Noche de museo
Lamento informar que el arranque oficial de las campañas electorales en México me provocó un pesadísimo tedio; más bien, una somnolencia insoportable
Lamento informar que el arranque oficial de las campañas electorales en México me provocó un pesadísimo tedio; más bien, una somnolencia insoportable y envuelto en un letargo de neblinas que oscilaban sobre mis párpados al son de la Marcha de Zacatecas, versión chill-out. Me vi de pronto enfundado en uniforme de velador (evidentemente, talla demasiado chica) y armado con linterna de kerosene cruce por debajo de un arco de chinampa cuyas flores deletreaban Corrupción, Violencia e Impunidad flotando en un discreto canal de aguas negras. Había taxis con hojalata de periódico y un bosque de inmensas flores de cempazúchitl, tan altas como estandartes de los antiguos desfiles deportivos.
En la sala principal se desentumecía el gigantesco esqueleto del Profesor Hank como tiranosaurio amaestrado por otro esqueleto: Echeverría, arriba y delante de guayabera pálida, manchas de sangre y medallas de suprema amnesia. En el diorama del Hombre del Hombre de Tepexpan, Andrés Manuel (misma guayabera) encaraba al mamut con una lanza de papel picado y en la reproducción de un mural teotihuacano desfilaban hieráticos y de perfil los siete seguidores de Anaya como egipcio, cabeza rapada y lira a la espalda. En una salita contigua, Coyolxauqui como la Llorona lamentaba a voz en cuello el inmenso peso inalienable de saberse casada con un borrachazo de antología mientras un coro de diminutas coristas enanas entonaba como jaculatoria el ya pegajoso himno “Ese perro ya me mordió”.
Había cien postes de lo que parecían voladores de Papantla que, al acercarme revelaron ser víctimas del crimen organizado, colgados de puentes levitantes, enfangados en un lodo donde flotan toneladas y toneladas de propaganda electoral con sonrisas envidiables de antiguas locatarias en camino de volverse senadoras, mucho mediocre monumental enfundado en corbatas prestadas y la enigmática mirada del águila que devora serpientes en la puerta de una tortería clandestina donde miles y miles de electores sin credencial hacen fila para recibir una guajolota de chilaquil como abono a su sacrificio en las plazas públicas. ¡Cierren las puertas, señores!, que ai’viene el mariachi vestido de azul turquesa (evidente homenaje a la policía en tiempos de Durazo) y que se arma la rebambaramba con la caravana desvencijada del PRI que ya no es el que era y que se reconoce en el discurso que irradia de la Morenita que lleva manto de utopía, estrellas inalcanzables y uñas enterradas sobre la media luna que la eleva sobre los cerros tuiteados con piedras pintadas de cal blanca, que luego serán recicladas en nixtamales cibernéticos que echan a volar como ovnis kilos y kilos de tortillas multicolores con las siglas de los tres mil candidatos que se la juegan en gobernaturas, prefecturas, en las duras y presidenciales.

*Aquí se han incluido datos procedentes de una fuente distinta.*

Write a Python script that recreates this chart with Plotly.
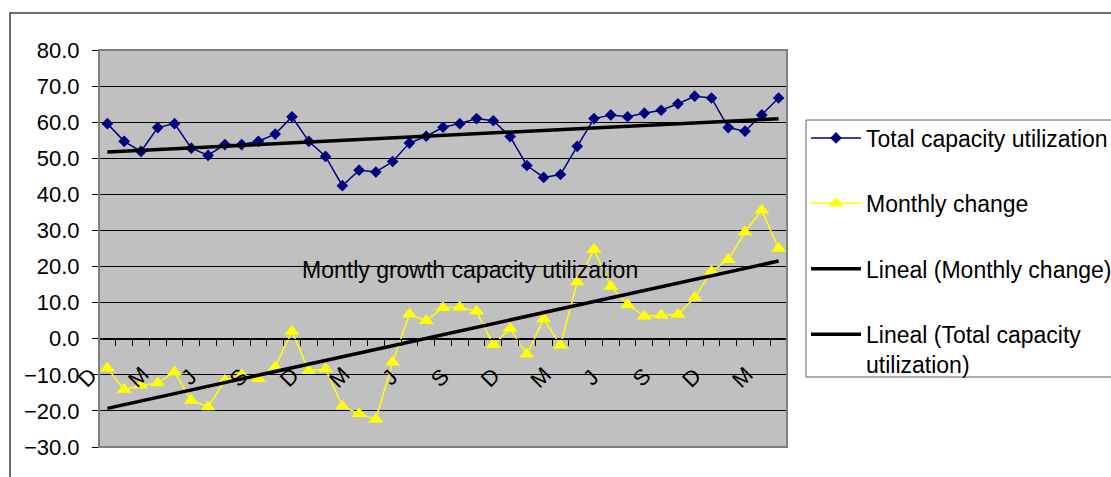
import numpy as np
import plotly.graph_objects as go

# ---- data ----
month_index = list(range(41))  # Dec ... Apr, monthly
tick_labels = ["D", "M", "J", "S", "D", "M", "J", "S", "D", "M", "J", "S", "D", "M"]
tick_positions = list(range(0, 41, 3))

total_capacity = [59.6, 54.7, 51.9, 58.5, 59.6, 52.8, 50.8, 53.8, 53.8, 54.7,
                  56.7, 61.5, 54.7, 50.5, 42.4, 46.7, 46.2, 49.1, 54.2, 56.1,
                  58.6, 59.6, 61.0, 60.4, 56.0, 48.0, 44.7, 45.5, 53.3, 61.0,
                  62.0, 61.5, 62.5, 63.3, 65.1, 67.2, 66.7, 58.5, 57.5, 62.0,
                  66.7]
monthly_change = [-8.2, -14.1, -12.9, -12.3, -9.2, -17.1, -18.9, -11.6, -10.0, -11.1,
                  -7.8, 2.0, -8.9, -8.4, -18.7, -20.8, -22.4, -6.5, 6.8, 5.0,
                  8.6, 8.7, 7.6, -1.7, 2.8, -4.3, 5.5, -1.8, 15.7, 24.7,
                  14.5, 9.4, 6.2, 6.5, 6.7, 11.4, 18.7, 21.9, 29.6, 35.6,
                  25.0]

# linear trendlines ("Lineal") fitted to the series
x_arr = np.array(month_index, dtype=float)
pm = np.polyfit(x_arr, monthly_change, 1)
pt = np.polyfit(x_arr, total_capacity, 1)
trend_monthly = list(np.polyval(pm, x_arr))
trend_total = list(np.polyval(pt, x_arr))

# ---- layout geometry ----
W, H = 1111, 477
ML, MR, MT, MB = 99, 324, 50, 30
PW, PH = W - ML - MR, H - MT - MB


def px_x(x):
    return (x - ML) / PW


def px_y(y):
    return (H - MB - y) / PH


FONT = "Liberation Sans, Arial, sans-serif"
FS = 22
FS2 = 23

fig = go.Figure()
fig.add_trace(go.Scatter(
    x=month_index, y=total_capacity, mode="lines+markers",
    name="Total capacity utilization", legendgroup="a",
    line=dict(color="#000080", width=1.5),
    marker=dict(symbol="diamond", size=9, color="#000080"),
))
fig.add_trace(go.Scatter(
    x=month_index, y=monthly_change, mode="lines+markers",
    name="Monthly change", legendgroup="b",
    line=dict(color="#FFFF00", width=1.5),
    marker=dict(symbol="triangle-up", size=13, color="#FFFF00"),
))
fig.add_trace(go.Scatter(
    x=month_index, y=trend_monthly, mode="lines",
    name="Lineal (Monthly change)", legendgroup="c",
    line=dict(color="#000000", width=3.5),
))
fig.add_trace(go.Scatter(
    x=month_index, y=trend_total, mode="lines",
    name="Lineal (Total capacity<br>utilization)", legendgroup="d",
    line=dict(color="#000000", width=3.5),
))

boundaries = [i - 0.5 for i in range(42)]

# rotated month initials under the zero line (category axis labels)
label_annotations = [
    dict(x=p, y=px_y(377), xref="x", yref="paper", text=t, textangle=-45,
         xanchor="center", yanchor="middle", xshift=-20, showarrow=False,
         font=dict(family=FONT, size=FS, color="black"))
    for p, t in zip(tick_positions, tick_labels)
]

fig.update_layout(
    width=W, height=H,
    margin=dict(l=ML, r=MR, t=MT, b=MB, autoexpand=False),
    paper_bgcolor="white",
    plot_bgcolor="#C0C0C0",
    font=dict(family=FONT, size=FS, color="black"),
    xaxis=dict(
        range=[-0.5, 40.5],
        anchor="free", position=30 / 110,
        tickmode="array", tickvals=boundaries, showticklabels=False,
        ticks="outside", ticklen=6, tickcolor="black", tickwidth=1,
        showgrid=False, zeroline=False,
        showline=True, linecolor="black", linewidth=1,
    ),
    yaxis=dict(
        range=[-30, 80], dtick=10, tick0=0, tickformat=".1f",
        ticks="outside", ticklen=6, tickcolor="black",
        ticklabelstandoff=8,
        showgrid=True, gridcolor="#000000", gridwidth=1,
        zeroline=False, showline=False,
        tickfont=dict(family=FONT, size=FS, color="black"),
    ),
    showlegend=True,
    legend=dict(
        x=px_x(806), y=px_y(116.5), xanchor="left", yanchor="top",
        bgcolor="rgba(0,0,0,0)", borderwidth=0,
        traceorder="grouped", tracegroupgap=32.5, valign="top",
        itemwidth=50,
        font=dict(family=FONT, size=FS2, color="black"),
    ),
    annotations=[dict(
        x=px_x(300), y=px_y(270), xref="paper", yref="paper",
        xanchor="left", yanchor="middle", showarrow=False,
        text="Montly growth capacity utilization",
        font=dict(family=FONT, size=FS2, color="black"),
    )] + label_annotations,
    shapes=[
        # outer chart border
        dict(type="rect", xref="paper", yref="paper",
             x0=px_x(10), y0=px_y(490), x1=px_x(1125), y1=px_y(13),
             line=dict(color="#404040", width=1.5), layer="below"),
        # plot-area border
        dict(type="rect", xref="paper", yref="paper", x0=0, y0=0, x1=1, y1=1,
             line=dict(color="#808080", width=2), layer="above"),
        # legend box
        dict(type="rect", xref="paper", yref="paper",
             x0=px_x(806), y0=px_y(377), x1=px_x(1130), y1=px_y(120),
             line=dict(color="#606060", width=1), fillcolor="white",
             layer="above"),
    ],
)

fig.write_html("out.html")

El increíble paisaje de huesos a subasta parecía la cueva de las cien mil velas en la peli de Macario y una lacrimógena balada proyectaba como holograma la figura de un Centauro calvo sobre un rocín bayo cruzando la Calzada de los Muertos en la maqueta a escala de Teotihuacán, ubicada al lado de la reproducción de la Silla del Águila que tiene una pata calzada con un ejemplar de las Memorias de Gloria Trevi y al lado una vitrina donde guardan las gafas de Venustiano Carranza, los frascos de homeopatía de Pancho Madero y un bastón que usó Raúl Astor en la útlima presentación de Topo Gigio (referentes absolutamente desconocidos para casi catorce millones de votantes que pertenecen a una generación posterior a la tragedia de Jenny Rivera).
Son los estragos de quedarse dormido con el noticiero en pantalla o cobijado por periódicos en vías de amarillarse, pero en el fondo se podría interpretar como un llamado a la vigilia, una suerte de cuaresma reloaded donde todos debemos permanecer despiertos, con o sin horarios volteados, y atentos al alud de verborrea, proyectos pendencieros, promesas de proselitismo fugaz y pequeños resquicios donde el ciudadano común ha de afianzar con la conocida honradez y serenidad la pequeñísima parcela de paz, como una almohada, que le garantice unas horas de descanso… y un silencio para tanto muerto y desaparecido que abona en silencio la deuda de una tragedia que urge saldar.